If all goes as smoothly as possible, with no relapse of her cancer and controlled GVHD, the absolute soonest we would be able to return home to Montana would be 100 days post transplant. This puts us here in Seattle at least until October. This is such a daunting thought, yet I constantly remind myself that returning in October with Allistaire alive and well would be an incalculable gift. I miss home, boy do I miss it but it almost seems like a fairy tale place. It is often hard for me to believe I really have a life there. I didn’t recognize my own driveway in a video Sten sent me of Solveig riding her new bike. It is weird to have to ask your husband what your child is up to these days. Five months ago today, I saw that I had a missed call from Seattle Children’s Hospital. As I listened to the voice of Dr. Gardner asking me to call her back, I knew. I knew that biopsy result had confirmed that Allistaire had relapsed. My face and heart have never hurt as bad as they did that night. I had seen enough the first time around to know what did and could lie before us. That seems forever ago. I’ve been home five days in five months. Life before cancer seems forever ago. I watched kids running across the grass this evening. I watch their bodies moving, their mom along side and I wonder what it is like to not constantly fear what is going on inside your child’s body. I have a healthy child. I do know what it’s like and I don’t. The wondering will now always be there with Allistaire. Cancer casts a cold shadow once it has entered your life. Even with amazing test results less than a week ago, I am left wondering. Her bone marrow is clear but what about the rest of her?
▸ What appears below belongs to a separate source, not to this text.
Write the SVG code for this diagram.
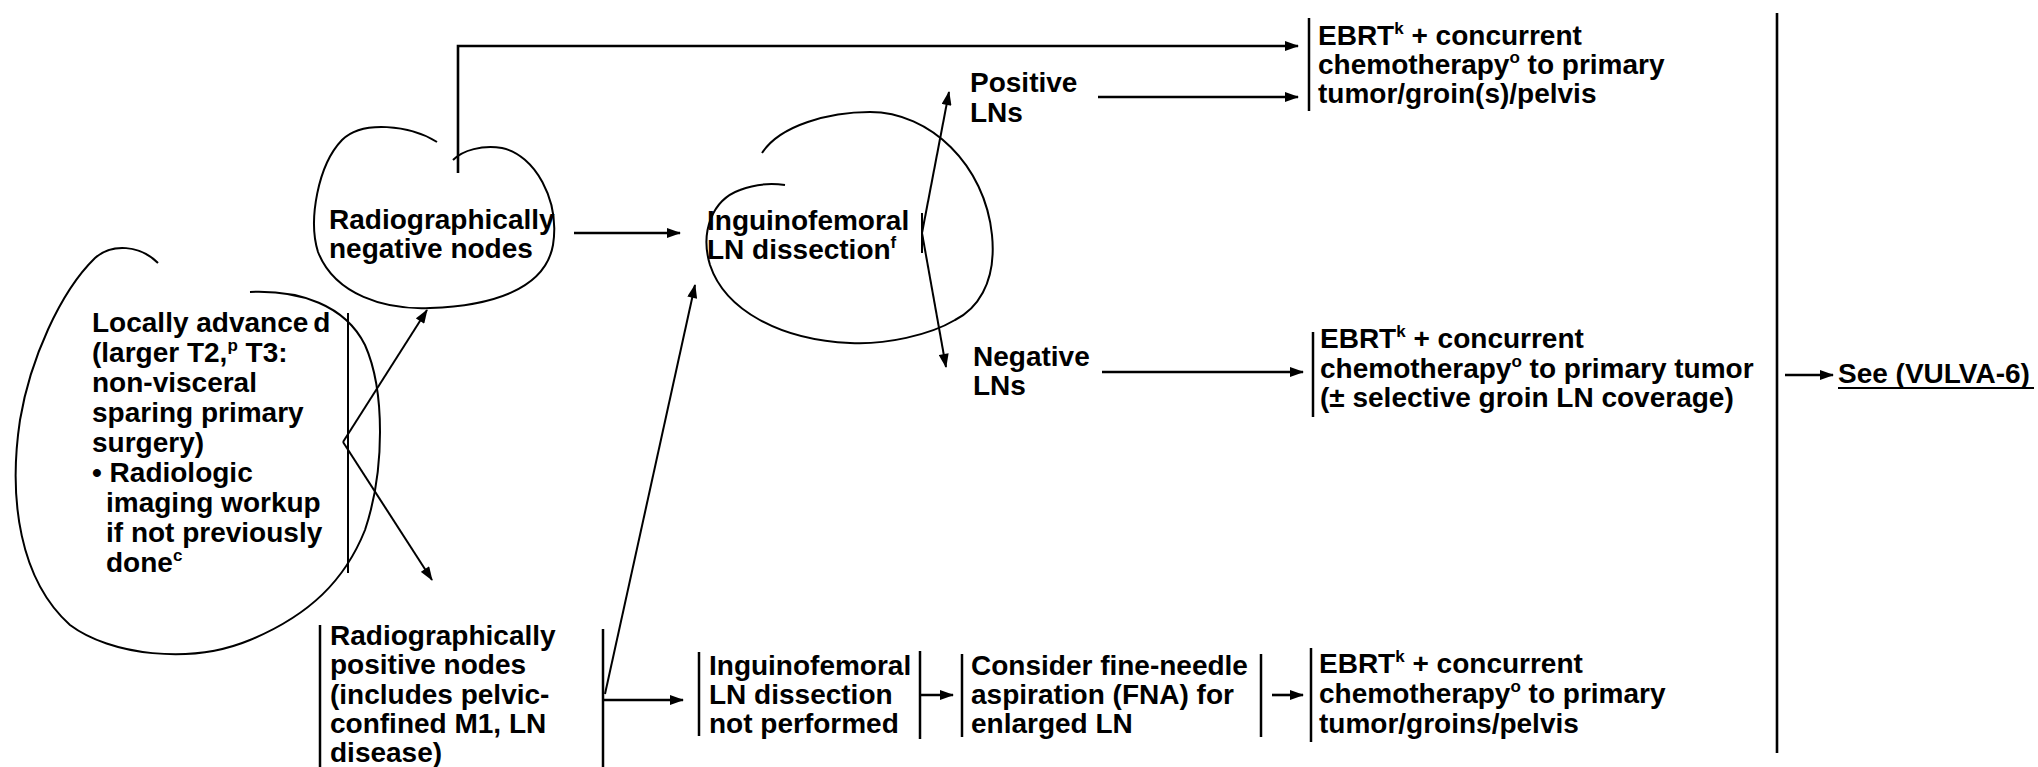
<svg xmlns="http://www.w3.org/2000/svg" width="2038" height="767" viewBox="0 0 2038 767">
<style>
text{font-family:"Liberation Sans",Arial,sans-serif;font-weight:bold;font-size:28px;fill:#000}
.sup{font-size:17px}
.bub{fill:none;stroke:#000;stroke-width:2}
.bar{stroke:#000;stroke-width:2.5;fill:none}
.con{fill:none;stroke:#000;stroke-width:2.6}
.thin{fill:none;stroke:#000;stroke-width:2}
</style>
<defs>
<marker id="ah" viewBox="0 0 14 10" refX="13" refY="5" markerWidth="15" markerHeight="10" markerUnits="userSpaceOnUse" orient="auto">
<path d="M0,0 L14,5 L0,10 z" fill="#000"/>
</marker>
</defs>
<rect width="2038" height="767" fill="#fff"/>

<g id="n-locally">
<path class="bub" d="M158,263 C140,245 112,243 95,258 C60,292 30,360 20,420 C8,500 20,580 70,625 C110,655 190,665 250,640 C310,615 345,580 365,530 C385,470 385,390 365,345 C345,305 300,290 250,292"/>
<line class="thin" x1="348" y1="313" x2="348" y2="573"/>
<text x="92" y="332">Locally advance<tspan dx="5">d</tspan></text>
<text x="92" y="362">(larger T2,<tspan class="sup" dy="-11">p</tspan><tspan dy="11"> T3:</tspan></text>
<text x="92" y="392">non-visceral</text>
<text x="92" y="422">sparing primary</text>
<text x="92" y="452">surgery)</text>
<text x="92" y="482">• Radiologic</text>
<text x="106" y="512">imaging workup</text>
<text x="106" y="542">if not previously</text>
<text x="106" y="572">done<tspan class="sup" dy="-11">c</tspan></text>
</g>

<g id="n-radneg">
<path class="bub" d="M437,142 C410,125 362,120 342,140 C318,165 308,220 318,252 C335,295 385,310 430,308 C490,306 545,290 553,245 C560,200 535,155 502,148 C482,145 463,150 453,160"/>
<text x="329" y="229">Radiographically</text>
<text x="329" y="258">negative nodes</text>
</g>

<g id="n-radpos">
<line class="bar" x1="320" y1="625" x2="320" y2="767"/>
<line class="bar" x1="603" y1="629" x2="603" y2="767"/>
<text x="330" y="645">Radiographically</text>
<text x="330" y="674">positive nodes</text>
<text x="330" y="704">(includes pelvic-</text>
<text x="330" y="733">confined M1, LN</text>
<text x="330" y="762">disease)</text>
</g>

<g id="n-ingdis">
<path class="bub" d="M762,153 C780,125 830,112 870,112 C930,112 985,165 992,235 C997,285 975,310 955,320 C930,335 885,345 850,343 C780,340 725,310 710,265 C700,232 712,200 740,190 C755,184 770,183 785,185"/>
<text x="707" y="230">Inguinofemoral</text>
<text x="707" y="259">LN dissection<tspan class="sup" dy="-11">f</tspan></text>
</g>

<g id="n-poslns">
<text x="970" y="92">Positive</text>
<text x="970" y="122">LNs</text>
</g>

<g id="n-neglns">
<text x="973" y="366">Negative</text>
<text x="973" y="395">LNs</text>
</g>

<g id="n-ebrt1">
<line class="bar" x1="1309" y1="18" x2="1309" y2="111"/>
<text x="1318" y="45">EBRT<tspan class="sup" dy="-11">k</tspan><tspan dy="11"> + concurrent</tspan></text>
<text x="1318" y="74">chemotherapy<tspan class="sup" dy="-11">o</tspan><tspan dy="11"> to primary</tspan></text>
<text x="1318" y="103">tumor/groin(s)/pelvis</text>
</g>

<g id="n-ebrt2">
<line class="bar" x1="1313" y1="332" x2="1313" y2="417"/>
<text x="1320" y="348">EBRT<tspan class="sup" dy="-11">k</tspan><tspan dy="11"> + concurrent</tspan></text>
<text x="1320" y="378">chemotherapy<tspan class="sup" dy="-11">o</tspan><tspan dy="11"> to primary tumor</tspan></text>
<text x="1320" y="407">(± selective groin LN coverage)</text>
</g>

<g id="n-notperf">
<line class="bar" x1="699" y1="652" x2="699" y2="736"/>
<line class="bar" x1="920" y1="651" x2="920" y2="739"/>
<text x="709" y="675">Inguinofemoral</text>
<text x="709" y="704">LN dissection</text>
<text x="709" y="733">not performed</text>
</g>

<g id="n-fna">
<line class="bar" x1="962" y1="654" x2="962" y2="737"/>
<line class="bar" x1="1261" y1="654" x2="1261" y2="737"/>
<text x="971" y="675">Consider fine-needle</text>
<text x="971" y="704">aspiration (FNA) for</text>
<text x="971" y="733">enlarged LN</text>
</g>

<g id="n-ebrt3">
<line class="bar" x1="1311" y1="648" x2="1311" y2="742"/>
<text x="1319" y="673">EBRT<tspan class="sup" dy="-11">k</tspan><tspan dy="11"> + concurrent</tspan></text>
<text x="1319" y="703">chemotherapy<tspan class="sup" dy="-11">o</tspan><tspan dy="11"> to primary</tspan></text>
<text x="1319" y="733">tumor/groins/pelvis</text>
</g>

<g id="n-see">
<text x="1838" y="383">See (VULVA-6)</text>
<line x1="1838" y1="388" x2="2034" y2="388" stroke="#000" stroke-width="2"/>
</g>

<g id="connectors">
<path class="con" d="M458,173 V46 H1298" marker-end="url(#ah)"/>
<path class="con" d="M574,233 H680" marker-end="url(#ah)"/>
<path class="thin" d="M343,442 L427,310" marker-end="url(#ah)"/>
<path class="thin" d="M343,442 L432,580" marker-end="url(#ah)"/>
<path class="thin" d="M605,694 L695,285" marker-end="url(#ah)"/>
<path class="con" d="M603,700 H683" marker-end="url(#ah)"/>
<path class="thin" d="M922,213 V253"/>
<path class="thin" d="M922,233 L949,92" marker-end="url(#ah)"/>
<path class="thin" d="M922,233 L946,367" marker-end="url(#ah)"/>
<path class="con" d="M1098,97 H1298" marker-end="url(#ah)"/>
<path class="con" d="M1102,372 H1303" marker-end="url(#ah)"/>
<path class="con" d="M920,695 H953" marker-end="url(#ah)"/>
<path class="con" d="M1272,695 H1303" marker-end="url(#ah)"/>
<path class="con" d="M1777,13 V753" stroke-width="3"/>
<path class="con" d="M1785,375 H1833" marker-end="url(#ah)"/>
</g>
</svg>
The Lord broke down a mighty wall and expanded my borders. Yet I still see walls, walls that define the contours of my life, walls that I grumble over and curse and in whose presence I cringe. I have seen the face of my Father thousands of times, but still I must turn back to Him. Hebrews 4, calls the child of God to, “make every effort to enter that rest,” the, “Sabbath-rest for the people of God.” Such a strange admonishment to “make every effort,” to enter, “rest.” Aren’t the ideas of “effort,” and “rest,” opposed? What I know is that I do not naturally rest in the Lord. What is natural for my flesh is to be at “unrest.” I am prone to anxiety and listlessness. I am prone to gripping my troubles in my own fists, turning them over this way and that, trying to find a way to make them into what I want. I try to fancy up my walls, chisel in hand. Rather, I must choose to turn. Sometimes I find it far too much for me to even slow the inertia of going my own way, that I might turn to the Lord. “Help me turn to you, Lord.”